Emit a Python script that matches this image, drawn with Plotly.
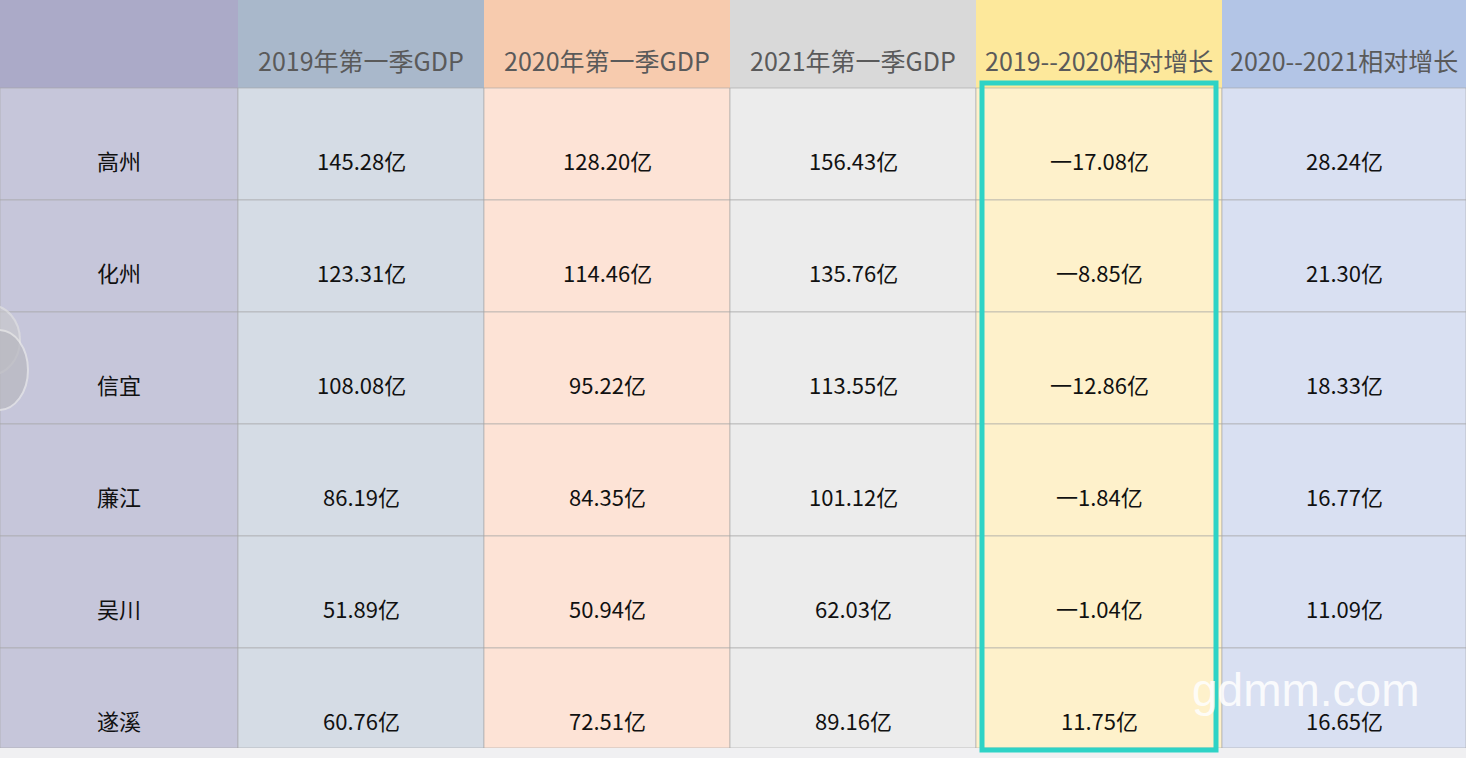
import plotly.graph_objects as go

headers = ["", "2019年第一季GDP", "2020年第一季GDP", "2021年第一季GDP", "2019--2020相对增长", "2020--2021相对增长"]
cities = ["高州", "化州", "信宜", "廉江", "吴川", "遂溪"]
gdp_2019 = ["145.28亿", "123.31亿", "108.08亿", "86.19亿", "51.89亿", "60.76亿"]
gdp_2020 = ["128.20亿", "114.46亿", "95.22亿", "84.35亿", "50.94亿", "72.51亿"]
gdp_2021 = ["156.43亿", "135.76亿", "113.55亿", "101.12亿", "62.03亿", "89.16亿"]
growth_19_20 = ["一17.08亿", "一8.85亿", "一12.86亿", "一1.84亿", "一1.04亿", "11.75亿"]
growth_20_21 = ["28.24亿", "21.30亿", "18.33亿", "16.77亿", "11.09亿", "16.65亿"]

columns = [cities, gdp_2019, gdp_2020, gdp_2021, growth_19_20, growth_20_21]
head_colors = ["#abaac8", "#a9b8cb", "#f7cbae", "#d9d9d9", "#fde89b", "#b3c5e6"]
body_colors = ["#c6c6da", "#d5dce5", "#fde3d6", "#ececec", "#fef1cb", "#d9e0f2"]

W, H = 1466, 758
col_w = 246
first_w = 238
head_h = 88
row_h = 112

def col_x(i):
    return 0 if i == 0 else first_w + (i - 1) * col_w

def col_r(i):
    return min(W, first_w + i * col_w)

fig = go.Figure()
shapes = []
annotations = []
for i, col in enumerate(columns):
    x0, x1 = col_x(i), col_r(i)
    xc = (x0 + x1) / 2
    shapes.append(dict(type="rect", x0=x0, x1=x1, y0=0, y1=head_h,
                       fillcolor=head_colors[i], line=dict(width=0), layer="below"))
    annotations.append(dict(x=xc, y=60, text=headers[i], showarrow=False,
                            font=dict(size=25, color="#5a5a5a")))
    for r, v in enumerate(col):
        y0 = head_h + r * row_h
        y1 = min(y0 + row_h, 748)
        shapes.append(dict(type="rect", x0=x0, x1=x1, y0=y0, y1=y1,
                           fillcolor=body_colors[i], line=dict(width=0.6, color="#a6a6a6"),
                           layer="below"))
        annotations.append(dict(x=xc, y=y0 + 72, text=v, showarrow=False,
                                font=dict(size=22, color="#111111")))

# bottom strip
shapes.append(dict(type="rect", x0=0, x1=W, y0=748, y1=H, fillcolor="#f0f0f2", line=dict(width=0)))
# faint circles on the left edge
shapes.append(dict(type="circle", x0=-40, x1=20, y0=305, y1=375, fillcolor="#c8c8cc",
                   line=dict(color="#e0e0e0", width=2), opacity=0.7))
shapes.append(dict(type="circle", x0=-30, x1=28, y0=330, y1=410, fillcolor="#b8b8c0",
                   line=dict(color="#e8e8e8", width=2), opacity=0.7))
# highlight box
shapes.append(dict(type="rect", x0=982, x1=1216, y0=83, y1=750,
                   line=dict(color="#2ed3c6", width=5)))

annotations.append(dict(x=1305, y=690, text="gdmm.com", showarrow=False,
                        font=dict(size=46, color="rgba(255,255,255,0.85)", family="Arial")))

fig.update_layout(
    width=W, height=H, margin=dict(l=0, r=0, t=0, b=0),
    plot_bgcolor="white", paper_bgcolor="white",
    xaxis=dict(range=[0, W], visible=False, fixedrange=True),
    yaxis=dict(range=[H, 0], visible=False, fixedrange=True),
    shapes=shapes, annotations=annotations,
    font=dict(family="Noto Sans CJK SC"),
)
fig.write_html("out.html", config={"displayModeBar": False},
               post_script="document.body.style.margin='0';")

================

→ **WRITTEN REQUEST**
Write out the listing above exactly as it stands, pictures excluded.

→ **SOLUTION**
Emit a Python script that matches this image, drawn with Plotly.
import plotly.graph_objects as go

headers = ["", "2019年第一季GDP", "2020年第一季GDP", "2021年第一季GDP", "2019--2020相对增长", "2020--2021相对增长"]
cities = ["高州", "化州", "信宜", "廉江", "吴川", "遂溪"]
gdp_2019 = ["145.28亿", "123.31亿", "108.08亿", "86.19亿", "51.89亿", "60.76亿"]
gdp_2020 = ["128.20亿", "114.46亿", "95.22亿", "84.35亿", "50.94亿", "72.51亿"]
gdp_2021 = ["156.43亿", "135.76亿", "113.55亿", "101.12亿", "62.03亿", "89.16亿"]
growth_19_20 = ["一17.08亿", "一8.85亿", "一12.86亿", "一1.84亿", "一1.04亿", "11.75亿"]
growth_20_21 = ["28.24亿", "21.30亿", "18.33亿", "16.77亿", "11.09亿", "16.65亿"]

columns = [cities, gdp_2019, gdp_2020, gdp_2021, growth_19_20, growth_20_21]
head_colors = ["#abaac8", "#a9b8cb", "#f7cbae", "#d9d9d9", "#fde89b", "#b3c5e6"]
body_colors = ["#c6c6da", "#d5dce5", "#fde3d6", "#ececec", "#fef1cb", "#d9e0f2"]

W, H = 1466, 758
col_w = 246
first_w = 238
head_h = 88
row_h = 112

def col_x(i):
    return 0 if i == 0 else first_w + (i - 1) * col_w

def col_r(i):
    return min(W, first_w + i * col_w)

fig = go.Figure()
shapes = []
annotations = []
for i, col in enumerate(columns):
    x0, x1 = col_x(i), col_r(i)
    xc = (x0 + x1) / 2
    shapes.append(dict(type="rect", x0=x0, x1=x1, y0=0, y1=head_h,
                       fillcolor=head_colors[i], line=dict(width=0), layer="below"))
    annotations.append(dict(x=xc, y=60, text=headers[i], showarrow=False,
                            font=dict(size=25, color="#5a5a5a")))
    for r, v in enumerate(col):
        y0 = head_h + r * row_h
        y1 = min(y0 + row_h, 748)
        shapes.append(dict(type="rect", x0=x0, x1=x1, y0=y0, y1=y1,
                           fillcolor=body_colors[i], line=dict(width=0.6, color="#a6a6a6"),
                           layer="below"))
        annotations.append(dict(x=xc, y=y0 + 72, text=v, showarrow=False,
                                font=dict(size=22, color="#111111")))

# bottom strip
shapes.append(dict(type="rect", x0=0, x1=W, y0=748, y1=H, fillcolor="#f0f0f2", line=dict(width=0)))
# faint circles on the left edge
shapes.append(dict(type="circle", x0=-40, x1=20, y0=305, y1=375, fillcolor="#c8c8cc",
                   line=dict(color="#e0e0e0", width=2), opacity=0.7))
shapes.append(dict(type="circle", x0=-30, x1=28, y0=330, y1=410, fillcolor="#b8b8c0",
                   line=dict(color="#e8e8e8", width=2), opacity=0.7))
# highlight box
shapes.append(dict(type="rect", x0=982, x1=1216, y0=83, y1=750,
                   line=dict(color="#2ed3c6", width=5)))

annotations.append(dict(x=1305, y=690, text="gdmm.com", showarrow=False,
                        font=dict(size=46, color="rgba(255,255,255,0.85)", family="Arial")))

fig.update_layout(
    width=W, height=H, margin=dict(l=0, r=0, t=0, b=0),
    plot_bgcolor="white", paper_bgcolor="white",
    xaxis=dict(range=[0, W], visible=False, fixedrange=True),
    yaxis=dict(range=[H, 0], visible=False, fixedrange=True),
    shapes=shapes, annotations=annotations,
    font=dict(family="Noto Sans CJK SC"),
)
fig.write_html("out.html", config={"displayModeBar": False},
               post_script="document.body.style.margin='0';")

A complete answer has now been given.